(Charts and diagrams as code)
########################################

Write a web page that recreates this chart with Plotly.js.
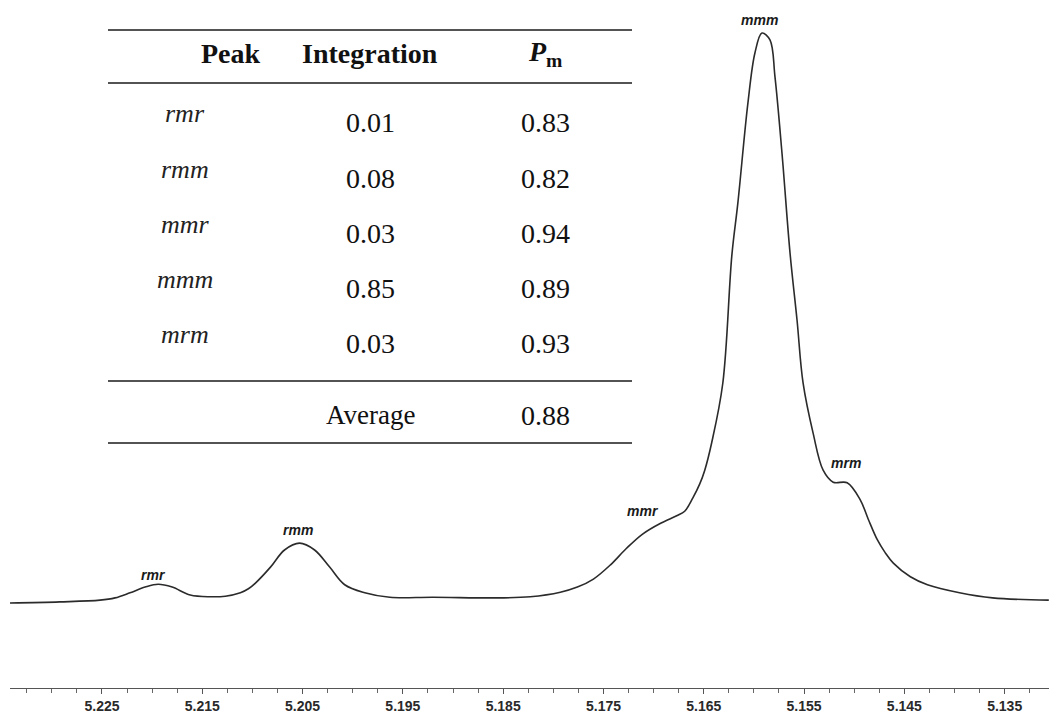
<!DOCTYPE html>
<html>
<head>
<meta charset="utf-8">
<script src="https://cdn.plot.ly/plotly-3.0.1.min.js"></script>
<style>
  html, body { margin: 0; padding: 0; background: #ffffff; }
  #chart { width: 1049px; height: 715px; }
</style>
</head>
<body>
<div id="chart"></div>
<script>
// 1H NMR methine region: chemical shift (ppm) and relative intensity
const shift = [
  5.2342, 5.2292, 5.2252, 5.2237, 5.2222, 5.2207, 5.2194, 5.2180, 5.2162, 5.2142,
  5.2127, 5.2112, 5.2104, 5.2097, 5.2082, 5.2068, 5.2053, 5.2038, 5.2023, 5.2008,
  5.1988, 5.1963, 5.1920, 5.1853, 5.1823, 5.1793, 5.1776, 5.1760, 5.1743, 5.1727,
  5.1711, 5.1693, 5.1677, 5.1669, 5.1661, 5.1654, 5.1649, 5.1642, 5.1631, 5.1622,
  5.1616, 5.1606, 5.1599, 5.1592, 5.1584, 5.1579, 5.1572, 5.1564, 5.1557, 5.1551,
  5.1541, 5.1531, 5.1521, 5.1507, 5.1494, 5.1486, 5.1477, 5.1469, 5.1461, 5.1444,
  5.1427, 5.1395, 5.1362, 5.1306
];
const intensity = [
  0.0, 0.2, 0.5, 0.9, 1.8, 2.8, 3.3, 2.8, 1.4, 1.1,
  1.2, 1.8, 2.5, 3.5, 6.3, 9.3, 10.5, 9.3, 6.3, 3.2,
  1.8, 1.0, 1.0, 0.9, 1.1, 1.9, 2.8, 4.2, 6.7, 9.6,
  12.1, 14.0, 15.3, 16.1, 18.4, 20.9, 23.3, 28.2, 38.6, 61.0,
  70.2, 87.7, 96.5, 100.0, 98.8, 92.3, 78.9, 61.4, 49.6, 38.6,
  29.8, 23.3, 21.2, 21.1, 18.1, 14.7, 11.1, 8.8, 7.0, 4.6,
  3.2, 1.8, 0.9, 0.5
];

// triad peak labels: name, shift (ppm), label height
const peakNames = ['rmr', 'rmm', 'mmr', 'mmm', 'mrm'];
const peakShift = [5.2199, 5.2055, 5.1711, 5.1594, 5.1508];
const peakLabelY = [4.9, 12.8, 16.1, 102.3, 24.6];

// table contents
const tableHeader = ['Peak', 'Integration', '<i>P</i><sub>m</sub>'];
const tablePeaks = ['rmr', 'rmm', 'mmr', 'mmm', 'mrm'];
const tableIntegration = ['0.01', '0.08', '0.03', '0.85', '0.03'];
const tablePm = ['0.83', '0.82', '0.94', '0.89', '0.93'];
const averageLabel = 'Average';
const averagePm = '0.88';

// figure geometry (pixels)
const W = 1049, H = 715;
const M = {l: 10, r: 0, t: 0, b: 27};
const plotW = W - M.l - M.r, plotH = H - M.t - M.b;
const px = x => (x - M.l) / plotW;
const py = y => (H - M.b - y) / plotH;

const trace = {
  x: shift,
  y: intensity,
  type: 'scatter',
  mode: 'lines',
  line: {color: '#2b2b2b', width: 1.6, shape: 'spline', smoothing: 1.0},
  hoverinfo: 'x+y',
  showlegend: false
};

const annotations = [];
const shapes = [];

// peak labels above each resonance
peakNames.forEach((n, i) => {
  annotations.push({
    x: peakShift[i], y: peakLabelY[i], xref: 'x', yref: 'y',
    text: '<b><i>' + n + '</i></b>', showarrow: false,
    font: {family: 'Liberation Sans, Arial, sans-serif', size: 14, color: '#1a1a1a'},
    xanchor: 'center', yanchor: 'middle'
  });
});

// table rules
const ruleX0 = 108, ruleX1 = 632;
[30, 83, 381, 443].forEach(y => {
  shapes.push({
    type: 'line', xref: 'paper', yref: 'paper',
    x0: px(ruleX0), x1: px(ruleX1), y0: py(y), y1: py(y),
    line: {color: '#1a1a1a', width: 1.3}
  });
});

const colX = [231, 370, 545];
const serif = 'Liberation Serif, Times New Roman, serif';
function cell(text, x, y, size, color) {
  annotations.push({
    x: px(x), y: py(y), xref: 'paper', yref: 'paper',
    text: text, showarrow: false,
    font: {family: serif, size: size, color: color || '#111111'},
    xanchor: 'center', yanchor: 'middle'
  });
}

// header
tableHeader.forEach((h, i) => cell('<b>' + h + '</b>', colX[i], 53, 28));

// body rows
const rowY0 = 123, rowStep = 55.2;
tablePeaks.forEach((p, i) => {
  const y = rowY0 + i * rowStep;
  cell('<i>' + p + '</i>', 185, y - 9, 26, '#222222');
  cell(tableIntegration[i], colX[1], y, 28);
  cell(tablePm[i], colX[2], y, 28);
});
cell(averageLabel, colX[1], 415, 27);
cell(averagePm, colX[2], 415, 28);

const layout = {
  width: W, height: H,
  margin: M,
  paper_bgcolor: '#ffffff',
  plot_bgcolor: '#ffffff',
  xaxis: {
    range: [5.23417, 5.13058],
    tick0: 5.225, dtick: 0.01,
    tickformat: '.3f',
    ticks: 'outside', ticklen: 5, tickwidth: 1, tickcolor: '#555555',
    showline: true, linecolor: '#555555', linewidth: 1.2,
    showgrid: false, zeroline: false,
    tickfont: {family: 'Liberation Sans, Arial, sans-serif', size: 14, color: '#2a2a2a', weight: 'bold'},
    minor: {dtick: 0.0025, tick0: 5.225, ticks: 'outside', ticklen: 4, tickcolor: '#666666', showgrid: false}
  },
  yaxis: {
    range: [-14.91, 105.79],
    visible: false, showgrid: false, zeroline: false
  },
  shapes: shapes,
  annotations: annotations
};

Plotly.newPlot('chart', [trace], layout, {displayModeBar: false, staticPlot: true});
</script>
</body>
</html>
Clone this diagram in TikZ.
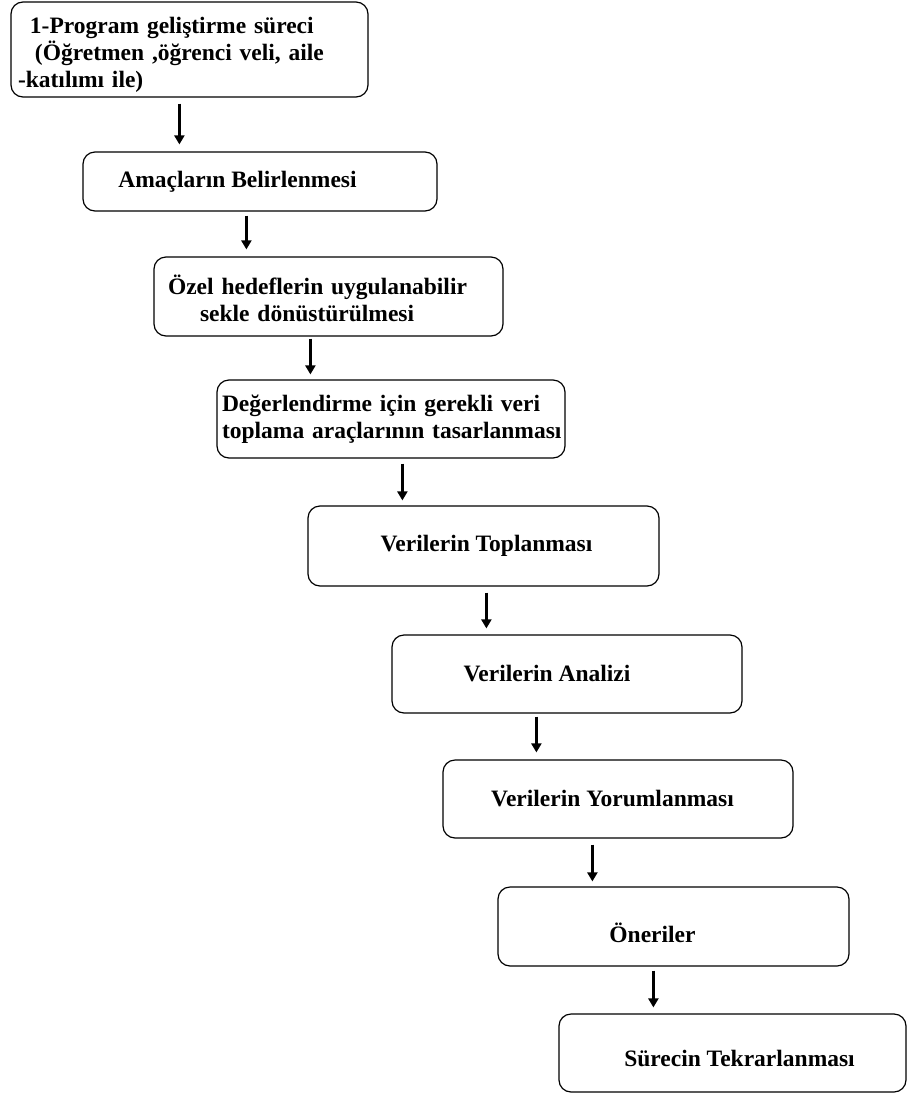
\documentclass[tikz,border=0pt]{standalone}
\usepackage{fontspec}
\setmainfont{Liberation Serif}
\usetikzlibrary{arrows.meta}
\begin{document}
\begin{tikzpicture}[x=1pt,y=-1pt,
  box/.style={draw, line width=1.2pt, rounded corners=12pt, inner sep=0pt,
    font=\bfseries\fontsize{23.5}{27}\selectfont},
  arr/.style={-{Triangle[width=10pt,length=9pt]}, line width=2.6pt}]
\useasboundingbox (0,0) rectangle (907,1093);

\node[box, minimum height=95pt, text width=357pt, align=left] (b1) at (189.5,49.5)
  {\rule{0pt}{26pt}\hspace*{19pt}1-Program geliştirme süreci\\\hspace*{24pt}(Öğretmen ,öğrenci veli, aile\\\hspace*{7pt}-katılımı ile)};
\node[box, minimum width=354pt, minimum height=59pt] (b2) at (260,181.5)
  {Amaçların Belirlenmesi\hspace*{45pt}};
\node[box, minimum height=79pt, text width=349pt, align=left] (b3) at (328.5,296.5)
  {\rule{0pt}{23pt}\hspace*{14pt}Özel hedeflerin uygulanabilir\\\hspace*{46pt}sekle dönüstürülmesi};
\node[box, minimum height=78pt, text width=348pt, align=left] (b4) at (391,419)
  {\hspace*{5pt}Değerlendirme için gerekli veri\\\hspace*{5pt}toplama araçlarının tasarlanması};
\node[box, minimum width=351pt, minimum height=80pt] (b5) at (483.5,546)
  {\hspace*{6pt}Verilerin Toplanması};
\node[box, minimum width=350pt, minimum height=78pt] (b6) at (567,674)
  {Verilerin Analizi\hspace*{40pt}};
\node[box, minimum width=350pt, minimum height=78pt] (b7) at (618,799)
  {Verilerin Yorumlanması\hspace*{11pt}};
\node[box, minimum width=351pt, minimum height=79pt] (b8) at (673.5,926.5)
  {\raisebox{-6.5pt}[\height][\depth]{Öneriler}\hspace*{42pt}};
\node[box, minimum width=347pt, minimum height=78pt] (b9) at (732.5,1053)
  {\hspace*{14pt}\raisebox{-5pt}[\height][\depth]{Sürecin Tekrarlanması}};

\draw[arr] ([xshift=169pt,yshift=-6pt]b1.south west) -- ([xshift=97pt,yshift=7pt]b2.north west);
\draw[arr] ([xshift=164pt,yshift=-4pt]b2.south west) -- ([xshift=93pt,yshift=7pt]b3.north west);
\draw[arr] ([xshift=157pt,yshift=-2pt]b3.south west) -- ([xshift=94pt,yshift=5pt]b4.north west);
\draw[arr] ([xshift=186pt,yshift=-5pt]b4.south west) -- ([xshift=95pt,yshift=5pt]b5.north west);
\draw[arr] ([xshift=179pt,yshift=-6pt]b5.south west) -- ([xshift=95pt,yshift=6pt]b6.north west);
\draw[arr] ([xshift=145pt,yshift=-3pt]b6.south west) -- ([xshift=94pt,yshift=7pt]b7.north west);
\draw[arr] ([xshift=150pt,yshift=-6pt]b7.south west) -- ([xshift=95pt,yshift=5pt]b8.north west);
\draw[arr] ([xshift=156pt,yshift=-4pt]b8.south west) -- ([xshift=95pt,yshift=6pt]b9.north west);
\end{tikzpicture}
\end{document}
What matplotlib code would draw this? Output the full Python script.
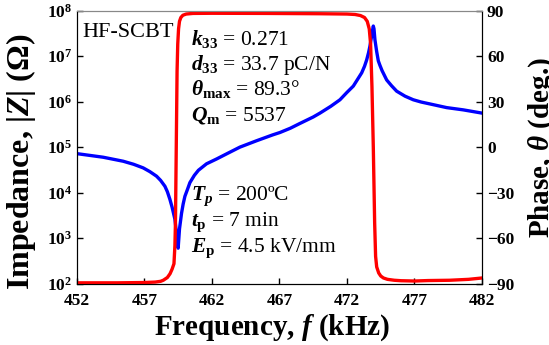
import numpy as np
import matplotlib
matplotlib.use('Agg')
import matplotlib.pyplot as plt
from matplotlib.ticker import FixedLocator, FixedFormatter

plt.rcParams['font.family'] = 'Liberation Serif'
plt.rcParams['mathtext.fontset'] = 'custom'
plt.rcParams['mathtext.rm'] = 'Liberation Serif'
plt.rcParams['mathtext.it'] = 'Liberation Serif:italic:bold'
plt.rcParams['mathtext.bf'] = 'Liberation Serif:bold'

# impedance |Z| (ohm) vs frequency (kHz)
f_z = [452, 453.95, 455.43, 456.2, 456.91, 457.4, 457.9, 458.2, 458.52,
       458.7, 458.89, 459.05, 459.26, 459.38, 459.5, 459.6, 459.75, 459.87,
       460.0, 460.2, 460.37, 460.7, 461.0, 461.6, 462.35, 463.2, 464.07,
       465.3, 466.5, 467.04, 467.8, 468.5, 469.5, 470.0, 470.8, 471.48,
       472.0, 472.47, 473.09, 473.3, 473.46, 473.6, 473.7, 473.8, 473.88,
       473.95, 474.0, 474.07, 474.2, 474.32, 474.44, 474.6, 474.94, 475.3,
       475.68, 476.3, 476.91, 477.5, 478.15, 479.38, 480.61, 482]
z_abs = [7.2e4, 6.0e4, 4.9e4, 4.2e4, 3.5e4, 2.9e4, 2.3e4, 1.86e4, 1.38e4,
         1.05e4, 7.1e3, 4.8e3, 2.6e3, 1.26e3, 6.0e2, 1.6e3, 3.5e3, 5.6e3,
         8.3e3, 1.2e4, 1.66e4, 2.4e4, 3.1e4, 4.3e4, 5.5e4, 7.4e4, 1.0e5,
         1.38e5, 1.86e5, 2.1e5, 2.6e5, 3.3e5, 4.6e5, 5.6e5, 7.9e5, 1.1e6,
         1.6e6, 2.2e6, 4.3e6, 6.0e6, 8.3e6, 1.2e7, 1.66e7, 2.5e7, 3.5e7,
         4.6e7, 4.0e7, 2.3e7, 1.26e7, 7.9e6, 6.3e6, 4.8e6, 3.0e6, 2.24e6,
         1.7e6, 1.32e6, 1.1e6, 9.8e5, 8.9e5, 7.4e5, 6.6e5, 5.6e5]

# phase (deg) vs frequency (kHz)
f_p = [452, 455, 457, 457.8, 458.2, 458.4, 458.7, 458.9, 459.05, 459.19,
       459.26, 459.3, 459.36, 459.42, 459.47, 459.53, 459.6, 459.7, 459.85,
       460.1, 460.6, 462, 466, 470, 472, 472.6, 473.0, 473.3, 473.5, 473.65,
       473.75, 473.85, 473.95, 474.05, 474.12, 474.2, 474.35, 474.5, 474.7,
       475.0, 475.5, 476, 477, 478, 479.6, 481, 482]
phase = [-89.5, -89.5, -89.3, -89, -88.5, -87.8, -86, -83.5, -80.5, -76.9,
         -65, -50, 0, 50, 68, 78, 83, 85.5, 87,
         87.8, 88.2, 88.3, 88.2, 88.0, 87.8, 87.5, 86.8, 85.5, 83, 78,
         68, 40, 0, -50, -72, -79, -83, -85, -86.3,
         -87.2, -87.8, -88.1, -88.3, -88, -87.8, -87.2, -86.3]

x_ticks = [452, 457, 462, 467, 472, 477, 482]
z_ticks = [1e2, 1e3, 1e4, 1e5, 1e6, 1e7, 1e8]
z_labels = [r'$\mathbf{10^{%d}}$' % k for k in range(2, 9)]
p_ticks = [-90, -60, -30, 0, 30, 60, 90]

fig = plt.figure(figsize=(5.49, 3.45), dpi=100)
ax = fig.add_axes([0.140, 0.178, 0.738, 0.791])
ax.semilogy(f_z, z_abs, color='#0000ff', lw=2.4)
ax.set_xlim(452, 482)
ax.set_ylim(1e2, 1e8)
ax.xaxis.set_major_locator(FixedLocator(x_ticks))
ax.yaxis.set_major_locator(FixedLocator(z_ticks))
ax.yaxis.set_major_formatter(FixedFormatter(z_labels))
ax.yaxis.set_minor_locator(FixedLocator([]))
ax.tick_params(direction='in', length=4, width=1, labelsize=12.5, top=False)
ax.tick_params(axis='x', pad=7)
for t in ax.get_xticklabels():
    t.set_fontweight('bold')
ax.spines['top'].set_color('#888888')
ax.set_xlabel(r'Frequency, $f$ (kHz)', fontsize=21, fontweight='bold')
ax.xaxis.set_label_coords(0.481, -0.105)
ax.set_ylabel(r'Impedance, |$Z$| ($\mathbf{\Omega}$)', fontsize=23,
              fontweight='bold')
ax.yaxis.set_label_coords(-0.097, 0.445)

ax2 = ax.twinx()
ax2.plot(f_p, phase, color='#ff0000', lw=2.4)
ax2.set_ylim(-90, 90)
ax2.yaxis.set_major_locator(FixedLocator(p_ticks))
ax2.tick_params(direction='in', length=4, width=1, labelsize=12.5)
for t in ax2.get_yticklabels():
    t.set_fontweight('bold')
ax2.spines['top'].set_color('#888888')
ax2.set_ylabel(r'Phase, $\theta$ (deg.)', fontsize=21, fontweight='bold')
ax2.yaxis.set_label_coords(1.11, 0.5)

# annotations
ax.text(0.014, 0.955, 'HF-SCBT', transform=ax.transAxes, fontsize=16,
        va='top', ha='left')
params = [r'$k_{\mathbf{33}}$ = 0.271', r'$d_{\mathbf{33}}$ = 33.7 pC/N',
          r'$\theta_{\mathbf{max}}$ = 89.3°', r'$Q_{\mathbf{m}}$ = 5537']
poling = [r'$T_p$ = 200ºC', r'$t_{\mathbf{p}}$ = 7 min',
          r'$E_{\mathbf{p}}$ = 4.5 kV/mm']
for i, s in enumerate(params):
    fig.text(191 / 549, 1 - (45 + 25 * i) / 345, s, fontsize=15.5)
for i, s in enumerate(poling):
    fig.text(191 / 549, 1 - (200 + 26 * i) / 345, s, fontsize=15.5)

fig.savefig('out.png', dpi=100)
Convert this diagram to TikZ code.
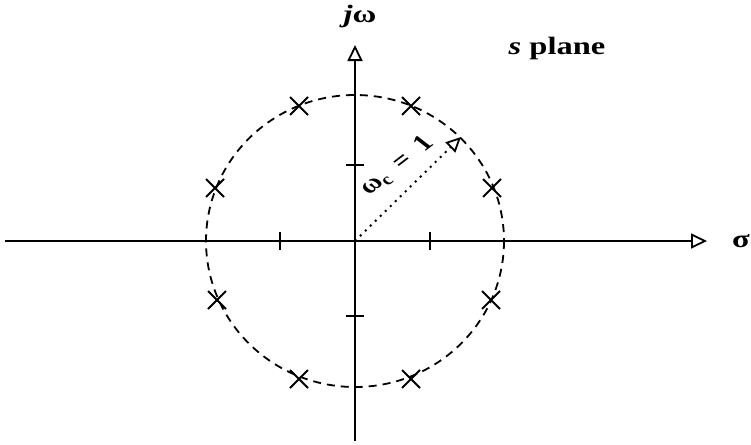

########################################

▶ _AIM OF THE EXERCISE_
Except for the pictures, write out exactly the lines from the line that contains "What matplotlib code" through the line that contains "1.7e6, 1.32e6, 1.1e6, 9.8e5, 8.9e5, 7.4e5, 6.6e5, 5.6e5]", including both.

▶ _CORRECT RESPONSE_
What matplotlib code would draw this? Output the full Python script.
import numpy as np
import matplotlib
matplotlib.use('Agg')
import matplotlib.pyplot as plt
from matplotlib.ticker import FixedLocator, FixedFormatter

plt.rcParams['font.family'] = 'Liberation Serif'
plt.rcParams['mathtext.fontset'] = 'custom'
plt.rcParams['mathtext.rm'] = 'Liberation Serif'
plt.rcParams['mathtext.it'] = 'Liberation Serif:italic:bold'
plt.rcParams['mathtext.bf'] = 'Liberation Serif:bold'

# impedance |Z| (ohm) vs frequency (kHz)
f_z = [452, 453.95, 455.43, 456.2, 456.91, 457.4, 457.9, 458.2, 458.52,
       458.7, 458.89, 459.05, 459.26, 459.38, 459.5, 459.6, 459.75, 459.87,
       460.0, 460.2, 460.37, 460.7, 461.0, 461.6, 462.35, 463.2, 464.07,
       465.3, 466.5, 467.04, 467.8, 468.5, 469.5, 470.0, 470.8, 471.48,
       472.0, 472.47, 473.09, 473.3, 473.46, 473.6, 473.7, 473.8, 473.88,
       473.95, 474.0, 474.07, 474.2, 474.32, 474.44, 474.6, 474.94, 475.3,
       475.68, 476.3, 476.91, 477.5, 478.15, 479.38, 480.61, 482]
z_abs = [7.2e4, 6.0e4, 4.9e4, 4.2e4, 3.5e4, 2.9e4, 2.3e4, 1.86e4, 1.38e4,
         1.05e4, 7.1e3, 4.8e3, 2.6e3, 1.26e3, 6.0e2, 1.6e3, 3.5e3, 5.6e3,
         8.3e3, 1.2e4, 1.66e4, 2.4e4, 3.1e4, 4.3e4, 5.5e4, 7.4e4, 1.0e5,
         1.38e5, 1.86e5, 2.1e5, 2.6e5, 3.3e5, 4.6e5, 5.6e5, 7.9e5, 1.1e6,
         1.6e6, 2.2e6, 4.3e6, 6.0e6, 8.3e6, 1.2e7, 1.66e7, 2.5e7, 3.5e7,
         4.6e7, 4.0e7, 2.3e7, 1.26e7, 7.9e6, 6.3e6, 4.8e6, 3.0e6, 2.24e6,
         1.7e6, 1.32e6, 1.1e6, 9.8e5, 8.9e5, 7.4e5, 6.6e5, 5.6e5]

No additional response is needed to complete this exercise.